>> Begin MATERIAL PROVIDED

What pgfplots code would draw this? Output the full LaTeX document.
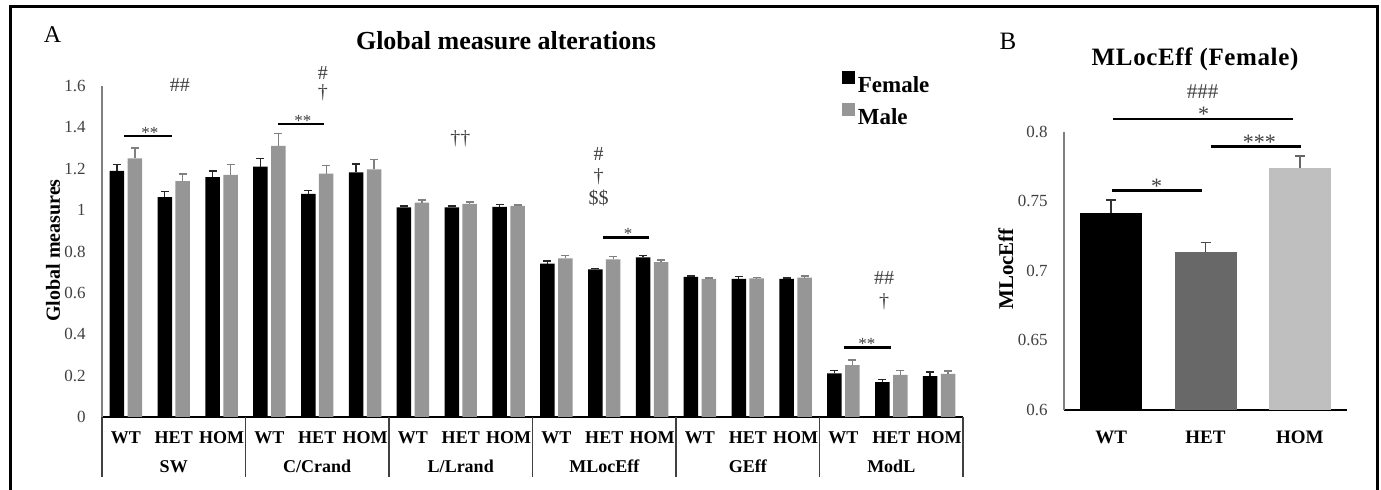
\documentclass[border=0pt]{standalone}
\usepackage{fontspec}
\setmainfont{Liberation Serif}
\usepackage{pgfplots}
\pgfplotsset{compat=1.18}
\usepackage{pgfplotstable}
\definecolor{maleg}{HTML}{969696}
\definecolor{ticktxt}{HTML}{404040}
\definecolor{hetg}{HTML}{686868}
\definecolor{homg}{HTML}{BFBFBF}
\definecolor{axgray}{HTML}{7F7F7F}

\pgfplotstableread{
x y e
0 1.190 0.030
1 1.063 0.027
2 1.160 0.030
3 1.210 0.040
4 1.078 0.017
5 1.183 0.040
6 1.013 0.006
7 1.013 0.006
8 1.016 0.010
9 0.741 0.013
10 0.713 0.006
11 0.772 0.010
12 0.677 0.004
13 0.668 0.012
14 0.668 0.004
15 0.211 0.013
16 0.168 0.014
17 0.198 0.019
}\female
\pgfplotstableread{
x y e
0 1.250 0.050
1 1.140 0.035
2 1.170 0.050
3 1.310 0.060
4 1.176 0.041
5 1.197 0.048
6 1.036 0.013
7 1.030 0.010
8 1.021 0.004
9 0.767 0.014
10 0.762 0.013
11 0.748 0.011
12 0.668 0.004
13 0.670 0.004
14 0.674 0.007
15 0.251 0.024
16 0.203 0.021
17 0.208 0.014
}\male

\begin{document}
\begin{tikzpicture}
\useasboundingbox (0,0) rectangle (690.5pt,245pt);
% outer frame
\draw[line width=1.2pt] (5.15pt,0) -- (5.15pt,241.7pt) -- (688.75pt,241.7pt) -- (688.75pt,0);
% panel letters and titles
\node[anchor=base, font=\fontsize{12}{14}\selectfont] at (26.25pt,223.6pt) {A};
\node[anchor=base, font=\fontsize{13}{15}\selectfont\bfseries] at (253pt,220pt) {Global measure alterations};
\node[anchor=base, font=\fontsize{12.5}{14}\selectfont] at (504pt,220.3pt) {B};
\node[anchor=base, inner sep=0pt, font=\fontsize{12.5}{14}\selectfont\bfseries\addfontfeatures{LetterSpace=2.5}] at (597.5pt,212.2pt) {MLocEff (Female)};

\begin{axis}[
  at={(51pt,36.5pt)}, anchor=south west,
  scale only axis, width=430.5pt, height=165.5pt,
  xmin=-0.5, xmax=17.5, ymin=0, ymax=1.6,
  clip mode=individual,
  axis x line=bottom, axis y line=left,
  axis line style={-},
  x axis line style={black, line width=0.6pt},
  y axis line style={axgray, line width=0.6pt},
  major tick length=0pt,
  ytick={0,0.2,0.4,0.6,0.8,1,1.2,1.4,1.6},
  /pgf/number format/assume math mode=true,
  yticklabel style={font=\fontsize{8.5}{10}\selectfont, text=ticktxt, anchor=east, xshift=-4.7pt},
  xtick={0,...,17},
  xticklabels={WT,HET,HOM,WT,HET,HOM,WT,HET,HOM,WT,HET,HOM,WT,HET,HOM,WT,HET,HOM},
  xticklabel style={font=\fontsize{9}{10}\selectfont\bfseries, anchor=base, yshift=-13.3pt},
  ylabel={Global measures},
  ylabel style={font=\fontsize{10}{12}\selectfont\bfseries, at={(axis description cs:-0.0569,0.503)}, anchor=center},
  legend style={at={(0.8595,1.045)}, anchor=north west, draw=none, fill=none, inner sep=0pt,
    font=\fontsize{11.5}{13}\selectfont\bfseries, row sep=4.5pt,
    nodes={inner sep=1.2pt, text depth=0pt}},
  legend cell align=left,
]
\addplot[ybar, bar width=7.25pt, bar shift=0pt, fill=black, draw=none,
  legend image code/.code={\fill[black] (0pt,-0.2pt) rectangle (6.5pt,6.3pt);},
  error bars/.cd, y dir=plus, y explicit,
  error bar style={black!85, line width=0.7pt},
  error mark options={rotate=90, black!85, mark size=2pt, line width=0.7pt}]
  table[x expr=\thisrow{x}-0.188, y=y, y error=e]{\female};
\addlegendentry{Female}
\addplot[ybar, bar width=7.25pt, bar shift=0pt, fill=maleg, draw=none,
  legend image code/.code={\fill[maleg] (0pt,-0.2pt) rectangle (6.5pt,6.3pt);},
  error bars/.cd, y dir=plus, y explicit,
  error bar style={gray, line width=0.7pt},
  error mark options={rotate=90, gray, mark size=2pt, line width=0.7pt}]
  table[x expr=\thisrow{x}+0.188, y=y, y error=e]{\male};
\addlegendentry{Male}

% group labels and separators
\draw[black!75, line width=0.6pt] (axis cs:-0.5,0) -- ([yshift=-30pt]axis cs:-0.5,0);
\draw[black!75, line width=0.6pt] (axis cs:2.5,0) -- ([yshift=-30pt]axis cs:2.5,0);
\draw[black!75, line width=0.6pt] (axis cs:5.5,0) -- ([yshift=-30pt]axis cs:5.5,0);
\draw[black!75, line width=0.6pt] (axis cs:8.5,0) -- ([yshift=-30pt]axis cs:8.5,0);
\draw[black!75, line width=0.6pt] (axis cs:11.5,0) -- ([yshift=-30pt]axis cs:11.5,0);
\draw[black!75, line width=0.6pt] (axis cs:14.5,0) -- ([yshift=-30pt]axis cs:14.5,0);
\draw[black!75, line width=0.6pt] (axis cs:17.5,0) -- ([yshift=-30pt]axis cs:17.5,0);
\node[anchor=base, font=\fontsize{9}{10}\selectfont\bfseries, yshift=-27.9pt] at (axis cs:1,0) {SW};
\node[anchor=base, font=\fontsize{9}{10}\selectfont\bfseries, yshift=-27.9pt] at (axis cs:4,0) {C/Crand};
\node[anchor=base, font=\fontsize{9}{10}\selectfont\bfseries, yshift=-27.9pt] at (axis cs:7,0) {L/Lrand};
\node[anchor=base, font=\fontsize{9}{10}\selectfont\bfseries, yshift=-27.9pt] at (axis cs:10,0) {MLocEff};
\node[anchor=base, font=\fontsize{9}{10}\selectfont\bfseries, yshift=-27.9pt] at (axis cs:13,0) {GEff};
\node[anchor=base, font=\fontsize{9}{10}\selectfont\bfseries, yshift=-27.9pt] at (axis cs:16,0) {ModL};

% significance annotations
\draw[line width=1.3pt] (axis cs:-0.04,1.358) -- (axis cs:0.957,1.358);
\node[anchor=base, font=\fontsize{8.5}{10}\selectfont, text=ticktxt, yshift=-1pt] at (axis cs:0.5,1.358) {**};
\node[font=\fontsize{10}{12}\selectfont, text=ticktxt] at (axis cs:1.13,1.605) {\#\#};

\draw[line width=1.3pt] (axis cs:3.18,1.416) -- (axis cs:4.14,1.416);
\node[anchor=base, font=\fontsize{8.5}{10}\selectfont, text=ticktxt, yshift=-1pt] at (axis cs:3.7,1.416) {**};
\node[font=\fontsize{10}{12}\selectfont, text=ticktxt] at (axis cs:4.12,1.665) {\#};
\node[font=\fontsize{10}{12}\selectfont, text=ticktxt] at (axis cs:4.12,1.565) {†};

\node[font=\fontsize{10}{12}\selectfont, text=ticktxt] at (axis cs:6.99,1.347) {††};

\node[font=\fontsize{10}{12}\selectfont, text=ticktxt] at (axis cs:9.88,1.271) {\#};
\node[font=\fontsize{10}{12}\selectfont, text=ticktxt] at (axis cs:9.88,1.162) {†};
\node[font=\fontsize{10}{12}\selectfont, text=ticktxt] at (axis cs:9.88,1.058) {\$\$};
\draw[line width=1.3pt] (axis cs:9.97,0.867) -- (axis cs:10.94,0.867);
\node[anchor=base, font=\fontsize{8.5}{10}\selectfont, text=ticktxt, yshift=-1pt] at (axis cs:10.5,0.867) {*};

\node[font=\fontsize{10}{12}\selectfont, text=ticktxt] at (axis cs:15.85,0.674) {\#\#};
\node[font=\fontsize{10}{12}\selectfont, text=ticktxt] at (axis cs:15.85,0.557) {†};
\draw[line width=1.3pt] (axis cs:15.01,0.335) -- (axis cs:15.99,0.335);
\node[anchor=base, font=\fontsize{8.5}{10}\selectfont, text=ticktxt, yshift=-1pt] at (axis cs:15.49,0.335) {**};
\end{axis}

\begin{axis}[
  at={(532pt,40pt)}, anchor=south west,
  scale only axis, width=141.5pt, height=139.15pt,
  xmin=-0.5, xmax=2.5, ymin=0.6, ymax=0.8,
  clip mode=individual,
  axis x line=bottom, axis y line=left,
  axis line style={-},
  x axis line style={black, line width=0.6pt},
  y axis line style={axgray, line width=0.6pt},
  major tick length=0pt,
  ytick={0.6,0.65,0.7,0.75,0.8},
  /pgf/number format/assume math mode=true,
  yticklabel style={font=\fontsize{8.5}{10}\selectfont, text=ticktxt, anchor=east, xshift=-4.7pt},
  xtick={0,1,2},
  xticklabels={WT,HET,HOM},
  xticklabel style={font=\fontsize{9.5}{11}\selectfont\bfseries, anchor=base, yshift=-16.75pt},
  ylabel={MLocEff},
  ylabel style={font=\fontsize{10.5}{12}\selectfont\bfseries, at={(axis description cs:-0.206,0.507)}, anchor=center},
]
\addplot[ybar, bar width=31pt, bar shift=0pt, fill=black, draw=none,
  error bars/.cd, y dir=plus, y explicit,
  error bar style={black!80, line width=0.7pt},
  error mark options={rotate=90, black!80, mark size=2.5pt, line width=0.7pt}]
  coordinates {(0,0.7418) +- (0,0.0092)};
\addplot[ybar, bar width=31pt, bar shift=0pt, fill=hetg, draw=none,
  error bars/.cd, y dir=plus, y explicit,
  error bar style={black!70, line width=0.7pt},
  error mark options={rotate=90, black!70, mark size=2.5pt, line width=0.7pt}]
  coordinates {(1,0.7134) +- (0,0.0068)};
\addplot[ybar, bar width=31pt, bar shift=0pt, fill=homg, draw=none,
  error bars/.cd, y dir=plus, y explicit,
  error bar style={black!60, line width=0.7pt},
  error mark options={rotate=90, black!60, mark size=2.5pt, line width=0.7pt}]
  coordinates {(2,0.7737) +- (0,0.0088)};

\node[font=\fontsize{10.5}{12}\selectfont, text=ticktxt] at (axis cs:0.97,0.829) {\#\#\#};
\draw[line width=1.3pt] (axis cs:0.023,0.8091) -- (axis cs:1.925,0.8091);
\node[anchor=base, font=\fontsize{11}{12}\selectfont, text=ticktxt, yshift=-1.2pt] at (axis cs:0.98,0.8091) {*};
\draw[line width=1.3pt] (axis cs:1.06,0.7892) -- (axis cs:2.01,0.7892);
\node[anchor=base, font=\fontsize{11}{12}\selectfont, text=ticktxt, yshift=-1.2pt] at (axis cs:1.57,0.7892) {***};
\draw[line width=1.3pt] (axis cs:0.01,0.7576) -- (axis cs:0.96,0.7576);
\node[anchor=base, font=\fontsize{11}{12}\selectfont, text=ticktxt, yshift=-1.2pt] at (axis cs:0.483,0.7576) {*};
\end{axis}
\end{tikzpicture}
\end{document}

>> End MATERIAL PROVIDED

TO DO: Pick out every line of the listing containing the word "code", and show those lines.

COMPLETE OUTPUT:
What pgfplots code would draw this? Output the full LaTeX document.
  legend image code/.code={\fill[black] (0pt,-0.2pt) rectangle (6.5pt,6.3pt);},
  legend image code/.code={\fill[maleg] (0pt,-0.2pt) rectangle (6.5pt,6.3pt);},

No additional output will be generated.